Pas de doute non plus pour le parquet sur la crédibilité de Victoria qui, depuis le dépôt de sa plainte en 2018, a répété, avec force détails, la même histoire: «C’est la cinquième fois qu’elle expose les faits, sans hésiter. Sa cohérence et sa volonté doivent être relevées. Dans le rapport de l’Agence de l’Union européenne pour l’asile (ndlr. versé au dossier), on reconnaît les vicissitudes de la plaignante. Elle n’a pas fait cela pour obtenir un permis humanitaire. Nous sommes extrêmement pointilleux. En plus de ces deux témoins essentielles, il y a aussi cette collaboratrice de «Fleur de Pavé» (association qui vient en aide aux travailleuses du sexe) qui l’atteste: «On les reconnaît celles qu’on force. Elles restent au-delà de 2 h du matin pour ramener l’argent à leur mère maquerelle».

Expulsée pour 15 ans

«Amina donne des explications lacunaires, le néant total. Elle est incapable de dire quoi que ce soit. Grâce à Astrée (association de soutien aux victimes de traite et d’exploitation), on y est arrivé. Son autorisation de séjour a permis qu’elle soit là pour s’exprimer», conclut le procureur avant de passer à la peine. Ce sera 4 ans ferme, 180 jours-amende (ndlr. à charge du tribunal de fixer le montant journalier) et une expulsion du territoire pour une durée de 15 ans pour traite d’êtres humains, subsidiairement ou alternativement encouragement à la prostitution et infraction qualifiée à la loi fédérale sur les étrangers, alternativement incitation à l’entrée et au séjour illégal mais encore pour blanchiment d’argent pour avoir transféré, entre août 2015 et janvier 2018 depuis la Suisse vers le Nigeria, près de 25 000 francs provenant de l’argent de la traite.
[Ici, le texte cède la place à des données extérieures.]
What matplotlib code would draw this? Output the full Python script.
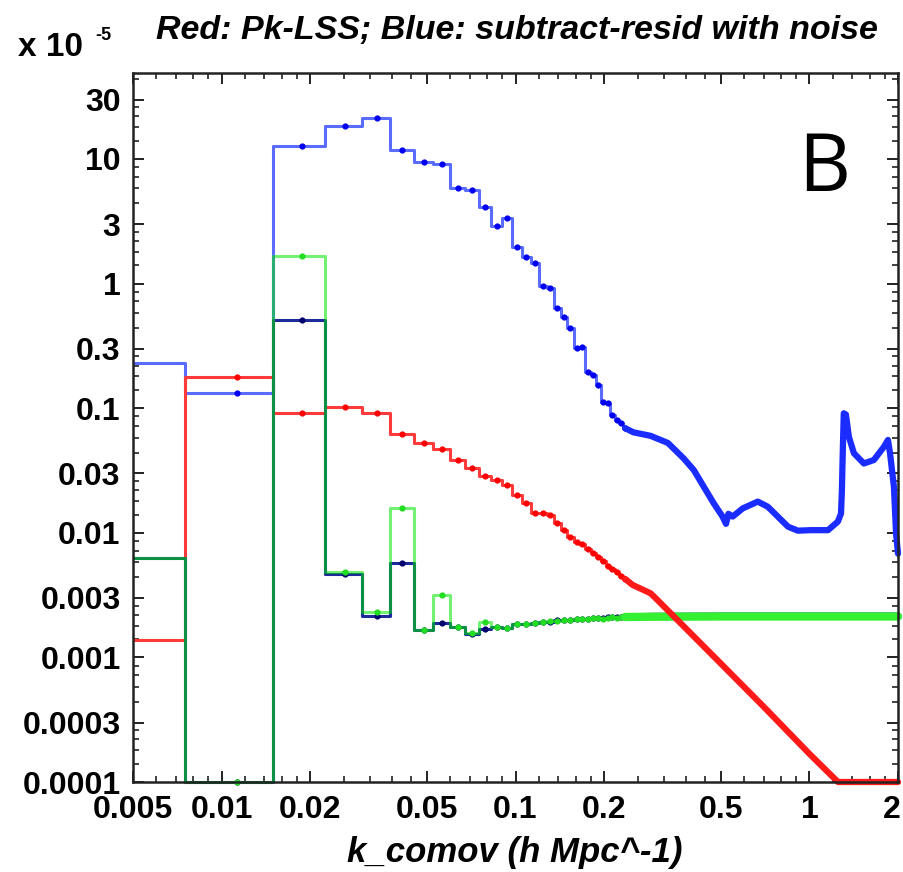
import numpy as np
import matplotlib
matplotlib.use("Agg")
import matplotlib.pyplot as plt
from matplotlib.patches import Rectangle
from matplotlib.transforms import ScaledTranslation
from matplotlib.ticker import FixedLocator, FixedFormatter, NullFormatter

# low-k part: linear k bins (width 0.0075), drawn as histogram steps
k_bins = [0.00375, 0.01125, 0.01875, 0.02625, 0.03375, 0.04125, 0.04875, 0.05625,
          0.06375, 0.07125, 0.07875, 0.08625, 0.09375, 0.10125, 0.10875, 0.11625,
          0.12375, 0.13125, 0.13875, 0.14625, 0.15375, 0.16125, 0.16875, 0.17625,
          0.18375, 0.19125, 0.19875, 0.20625, 0.21375, 0.22125, 0.22875, 0.23625]
red_bins = [1.38e-3, 0.179, 0.091, 0.1017, 0.091, 0.0617, 0.053, 0.0468,
            0.0384, 0.0329, 0.0286, 0.0265, 0.0242, 0.0201, 0.0173, 0.0143,
            0.0145, 0.0139, 0.0119, 0.0105, 0.0093, 8.5e-3, 8.1e-3, 7.4e-3,
            6.84e-3, 6.43e-3, 5.94e-3, 5.44e-3, 5.12e-3, 4.82e-3, 4.53e-3, 4.26e-3]
blue_bins = [0.23, 0.132, 12.6, 18.5, 21.2, 11.8, 9.5, 9.06,
             5.82, 5.65, 4.14, 2.92, 3.34, 1.98, 1.64, 1.47,
             0.95, 0.93, 0.634, 0.542, 0.438, 0.303, 0.31, 0.196,
             0.185, 0.154, 0.113, 0.11, 0.088, 0.080, 0.0756, 0.069]
navy_bins = [6.24e-3, 1e-4, 0.51, 4.67e-3, 2.15e-3, 5.69e-3, 1.66e-3, 1.88e-3,
             1.74e-3, 1.54e-3, 1.68e-3, 1.75e-3, 1.72e-3, 1.84e-3, 1.85e-3, 1.9e-3,
             1.93e-3, 1.94e-3, 1.98e-3, 1.99e-3, 2.0e-3, 2.03e-3, 2.05e-3, 2.04e-3,
             2.07e-3, 2.08e-3, 2.07e-3, 2.1e-3, 2.11e-3, 2.1e-3, 2.12e-3, 2.12e-3]
green_bins = [6.24e-3, 1e-4, 1.675, 4.82e-3, 2.33e-3, 0.0157, 1.66e-3, 3.17e-3,
              1.76e-3, 1.56e-3, 1.94e-3, 1.76e-3, 1.71e-3, 1.85e-3, 1.86e-3, 1.9e-3,
              1.92e-3, 1.95e-3, 1.97e-3, 2.0e-3, 1.98e-3, 2.02e-3, 2.04e-3, 2.03e-3,
              2.06e-3, 2.07e-3, 2.05e-3, 2.08e-3, 2.1e-3, 2.09e-3, 2.1e-3, 2.11e-3]

# high-k part: bins are so dense there that the dots merge into a thick line
red_hi_k = [0.23625, 0.25, 0.288, 0.3, 0.4, 0.5, 0.7, 1.0, 1.25, 2.0]
red_hi = [4.26e-3, 3.82e-3, 3.27e-3, 2.98e-3, 1.51e-3, 8.9e-4, 4.0e-4, 1.68e-4, 1e-4, 1e-4]
blue_hi_k = [0.23625, 0.252, 0.288, 0.33, 0.373, 0.404, 0.437, 0.472, 0.506, 0.52,
             0.53, 0.548, 0.593, 0.667, 0.721, 0.78, 0.845, 0.913, 1.011, 1.156,
             1.249, 1.28, 1.289, 1.295, 1.3, 1.308, 1.33, 1.361, 1.416, 1.531,
             1.656, 1.791, 1.849, 1.879, 1.937, 1.97, 2.0]
blue_hi = [0.069, 0.064, 0.06, 0.0526, 0.0396, 0.0319, 0.0234, 0.0173, 0.0135, 0.0118,
           0.0142, 0.0135, 0.0157, 0.0178, 0.0162, 0.0135, 0.0112, 0.0104, 0.0105, 0.0105,
           0.0123, 0.0143, 0.022, 0.036, 0.0526, 0.091, 0.089, 0.059, 0.0435, 0.036,
           0.0384, 0.049, 0.0556, 0.0435, 0.0234, 0.0099, 0.0068]
navy_hi_k = [0.23625, 0.3, 0.5, 1.0, 2.0]
navy_hi = [2.12e-3, 2.14e-3, 2.15e-3, 2.15e-3, 2.15e-3]
green_hi_k = [0.23625, 0.3, 0.5, 1.0, 2.0]
green_hi = [2.11e-3, 2.12e-3, 2.13e-3, 2.13e-3, 2.13e-3]

x_major = [0.005, 0.01, 0.02, 0.05, 0.1, 0.2, 0.5, 1, 2]
x_labels = ["0.005", "0.01", "0.02", "0.05", "0.1", "0.2", "0.5", "1", "2"]
y_major = [1e-4, 3e-4, 1e-3, 3e-3, 0.01, 0.03, 0.1, 0.3, 1, 3, 10, 30]
y_labels = ["0.0001", "0.0003", "0.001", "0.003", "0.01", "0.03", "0.1", "0.3",
            "1", "3", "10", "30"]
ymin, ymax = 1e-4, 49

W, H = 904, 872
fig = plt.figure(figsize=(W / 100, H / 100), dpi=100)
ax = fig.add_axes([133 / W, 90 / H, 765 / W, 709 / H])
ax.set_xscale("log")
ax.set_yscale("log")
ax.set_xlim(0.005, 2)
ax.set_ylim(ymin, ymax)

clip = Rectangle((0, -0.012), 1.006, 1.024, transform=ax.transAxes)


def draw_bins(vals, line_c, dot_c, alpha=1.0):
    v = np.clip(vals, ymin, None)
    ln, = ax.plot(k_bins, v, drawstyle="steps-mid", color=line_c, lw=2.2, alpha=alpha)
    pts, = ax.plot(k_bins, v, "o", color=dot_c, ms=4.5, mec="none")
    ln.set_clip_path(clip)
    pts.set_clip_path(clip)


def draw_hi(k, vals, c, lw):
    ln, = ax.plot(k, np.clip(vals, ymin, None), color=c, lw=lw,
                  solid_capstyle="round", solid_joinstyle="round")
    ln.set_clip_path(clip)


draw_bins(blue_bins, "#5a6cff", "#0000f0")
draw_bins(red_bins, "#ff3a3a", "#ff0000")
draw_bins(navy_bins, "#1c2a9a", "#00006e")
draw_bins(green_bins, "#00e600", "#22dd22", alpha=0.55)

draw_hi(blue_hi_k, blue_hi, "#1a2cff", 4.5)
draw_hi(navy_hi_k, navy_hi, "#1c1c8a", 5)
draw_hi(green_hi_k, green_hi, "#33f033", 6)
draw_hi(red_hi_k, red_hi, "#ff1a1a", 4.5)

# IDL style ticks: minor ticks split each labelled interval linearly
x_minor = []
for a, b in zip(x_major[:-1], x_major[1:]):
    x_minor += list(np.linspace(a, b, 6)[1:-1])
y_minor = []
for a, b in zip(y_major, y_major[1:] + [100]):
    y_minor += [t for t in np.linspace(a, b, 6)[1:-1] if t < ymax]

ax.xaxis.set_major_locator(FixedLocator(x_major))
ax.xaxis.set_major_formatter(FixedFormatter(x_labels))
ax.xaxis.set_minor_locator(FixedLocator(x_minor))
ax.xaxis.set_minor_formatter(NullFormatter())
ax.yaxis.set_major_locator(FixedLocator(y_major))
ax.yaxis.set_major_formatter(FixedFormatter(y_labels))
ax.yaxis.set_minor_locator(FixedLocator(y_minor))
ax.yaxis.set_minor_formatter(NullFormatter())

ax.tick_params(which="both", direction="in", top=True, right=True, color="#222222")
ax.tick_params(which="major", length=8, width=1.4)
ax.tick_params(which="minor", length=4.5, width=1.2)
ax.tick_params(axis="x", which="major", pad=9.5)
ax.tick_params(axis="y", which="major", pad=9)
for s in ax.spines.values():
    s.set_linewidth(1.8)
    s.set_color("#222222")
for lab in ax.get_xticklabels() + ax.get_yticklabels():
    lab.set_family("Liberation Sans")
    lab.set_fontweight("bold")
    lab.set_fontsize(23)

# the "2" sits on the right edge of the figure; nudge it inside
last = ax.get_xticklabels()[-1]
last.set_transform(last.get_transform() + ScaledTranslation(-6 / 100, 0, fig.dpi_scale_trans))

fig.text(517 / W, 1 - 30 / H, "Red: Pk-LSS; Blue: subtract-resid with noise",
         ha="center", va="center", fontsize=24.5, family="Liberation Sans",
         fontweight="bold", style="italic")
fig.text(515 / W, 1 - 852 / H, "k_comov (h Mpc^-1)", ha="center", va="center",
         fontsize=25, family="Liberation Sans", fontweight="bold", style="italic")
fig.text(18 / W, 1 - 47 / H, "x 10", ha="left", va="center", fontsize=24,
         family="Liberation Sans", fontweight="bold")
fig.text(95 / W, 1 - 36 / H, "-5", ha="left", va="center", fontsize=13,
         family="Liberation Sans", fontweight="bold")
fig.text(824 / W, 1 - 170 / H, "B", ha="center", va="center", fontsize=58,
         family="Open Sans")

fig.savefig("out.png", dpi=100)
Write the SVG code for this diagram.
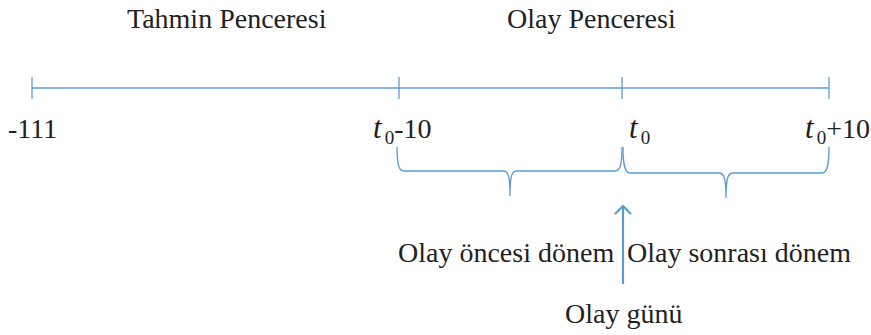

«Elle a payé son cauchemar»

Avocate de la plaignante, Me Charlotte Iselin a emboîté le pas du Ministère public: «Ma cliente croyait en son rêve d’Europe, elle payera son cauchemar 30’000 euros, le prix de sa liberté en passant par tous les écueils de la migration avant d’être récupérée en Italie par Amina. Victoria est constante, stoïque, précise. Ses propos sont confirmés par deux autres femmes. Ces détails détonnent avec les dénégations de la prévenue. Son récit réunit toutes les conditions de la traite: les menaces, sa vulnérabilité, son voyage, son épuisement, sa dette garantie par la sorcellerie, apeurée, maltraitée, surveillée, frappée… À aucun moment, elle n’a accepté de se prostituer. Elle a même été contrainte d’avorter. Aujourd’hui, elle attendait une reconnaissance de l’accusée. Elle attendra celle du tribunal».

«Une enquête à charge»

À la défense, le travail de l’équilibriste, le dossier est si lourd. Me David-André Knüsel entre en lice: «La vérité du parquet est-elle la vraie, la réalité? C’est une appréciation. L’enquête n’a été instruite qu’à charge, les auditions requises et les plaintes pénales déposées par d’autres prostituées nigérianes ont été refusées. Les souvenirs de la plaignante sont flous, faute d’éléments d’instruction. Le bâton avec lequel elle était battue est devenu des mains ouvertes. Quand une des témoins arrive à l’appartement avec les policiers, ces derniers ont prémâché le travail avant l’arrivée des avocats, avant l’audition». Me Knüsel n’épargne ni les enquêteurs ni le procureur.

«God knows the truth»

Et d’ajouter: «Victoria avait 25 ans, elle est venue sciemment en Suisse. Elle n’était pas sous le joug de la prévenue, elle s’est même adonnée à la prostitution ici (ndlr. quelques mois versus deux ans), après le retour au pays de ma mandante. Et si elle avait forcé le trait pour obtenir son permis? A-t-elle noirci le tableau? Elle a toujours dit qu’elle n’était pas coupable. Le véritable coupable, c’est le recruteur là-bas, omniprésent dans ce dossier: il est aux abonnés absents. En l’état, il n’y a pas d’éléments suffisants. Elle doit être relaxée au bénéfice du doute».

Les derniers mots à la mère maquerelle présumée: «God knows the truth» (Dieu connaît la vérité). Je vous répète. Ce n’est pas moi qui ai fait venir Victoria».

Le verdict est attendu ce vendredi 23 décembre.